Following a season marred by a disappointing 4-13 record, the New York Giants have reportedly informed general manager Joe Schoen that he will return for the 2026 season, per Ryan Dunleavy of The New York Post.
Despite the mid-season firing of head coach Brian Daboll, team president and co-owner John Mara is opting for continuity over a total housecleaning, betting on Schoen’s ability to pair his newly found franchise quarterback with the right head coach to lead this team out of the NFC East cellar.
Giants Retaining Joe Schoen Despite Dismal Record

Continuity is often the hallmark of successful franchises, but for the New York Giants, it’s beginning to look more like a stubborn refusal to admit defeat.
Despite a staggering 6–27 record over the last two seasons and the mid-season dismissal of Daboll, Schoen’s job is safe for 2026. It is a vote of confidence for a front office that has overseen a historic regression ever since their magical run in 2022.
While Schoen and ownership may point to a “young nucleus of talent,” the reality is that the architect of this current mess is being given the keys to the next rebuild—a move that risks tethering yet another head coach to a general manager whose seat is already red hot.
The Giants’ Record Under Joe Schoen
- Total Record (2022–2025): 21–45–1 (.313 win percentage).
- Post-2022 Collapse: Since the 2022 playoff win in Minnesota, Schoen’s Giants have gone 12–38.
- Division Futility: An abysmal 3–16–1 record against the NFC East.
- First in Failure: The Giants are the first team in the NFL to be mathematically eliminated from playoff contention in two consecutive seasons (2024 and 2025).
Roster Construction Missteps
The most damning indictment of the Schoen era isn’t just the losses; it’s the erosion of the roster’s identity.
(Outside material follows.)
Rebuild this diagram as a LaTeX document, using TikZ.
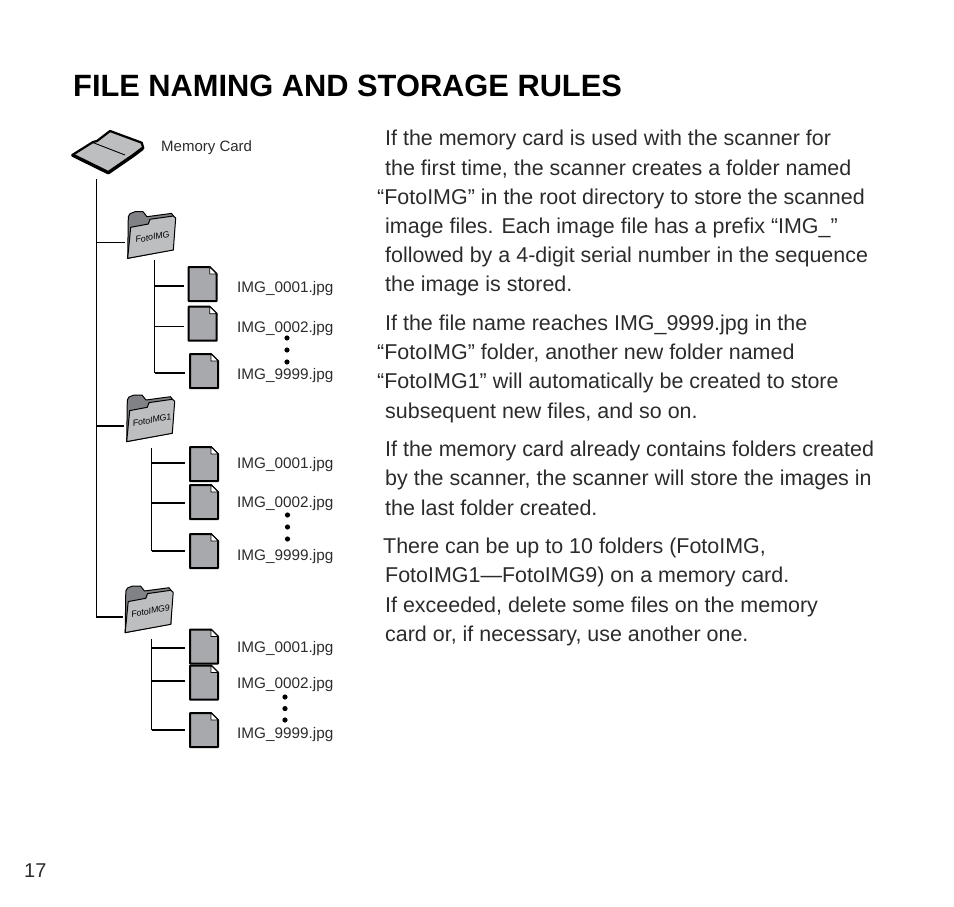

Schoen oversaw the unceremonious departures of Saquon Barkley and Xavier McKinney—both of whom went on to earn All-Pro honors elsewhere while the Giants bottomed out.

The Giants have failed to build a reliable run defense under Schoen. The unit ranked 31st against the run this past season.
Schoen’s draft classes have also varied in quality. While the 2025 class headlined by Jaxson Dart and Abdul Carter provides a flicker of hope, it doesn’t erase a draft history littered with busts.
The selection of Evan Neal at No. 7 overall in 2022 remains a massive whiff, and the 2023 class has offered little return on investment, with Deonte Banks and Jalin Hyatt both spending time as healthy scratches this season.
Because Schoen has missed so frequently in the draft, he’s been forced into spending in free agency on players like Jevon Holland and Paulson Adebo—talented pieces, certainly, but expensive Band-Aids for wounds Schoen himself inflicted through poor talent evaluation in April.
While the 2027 cap looks clean, Schoen’s 2026 books are still hampered by the lingering effects of the Daniel Jones contract—a deal Schoen negotiated and ultimately had to pay to move on from. The Giants only have a projected $11M in 2026 cap space (Over The Cap).
A Lame-Duck Reality
By retaining Schoen while searching for a new head coach, the Giants are repeating the exact organizational sins that have plagued them for a decade. There is a risk that a top-tier coaching candidate will be wary of hitching their career to a GM with a .312 winning percentage over his last 34 games.
If the Giants stumble out of the gate in 2026, Schoen will almost certainly be fired, leaving a first-year head coach stranded with a front office that didn’t hire him.
Has He Cleaned Up the Foundation?

Internally, the Giants view the roster as having a good nucleus of talent, headlined by Malik Nabers, Brian Burns (25 sacks over two seasons), Abdul Carter, Jaxson Dart, Cam Skattebo, and Dexter Lawrence. The Giants believe the foundation is far more structurally sound than the 12-38 record over the last three years implies.
A Pivotal Offseason Ahead
The pressure has never been higher. With Daboll out of the picture, Schoen is now tasked with the most important decision of his career: hiring a second head coach.
Schoen has been given the runway to finish what he started, but with the 2026 schedule featuring a grueling slate against the NFC West and AFC South, the results must translate to the win column immediately, or this vote of confidence will be the last one he receives.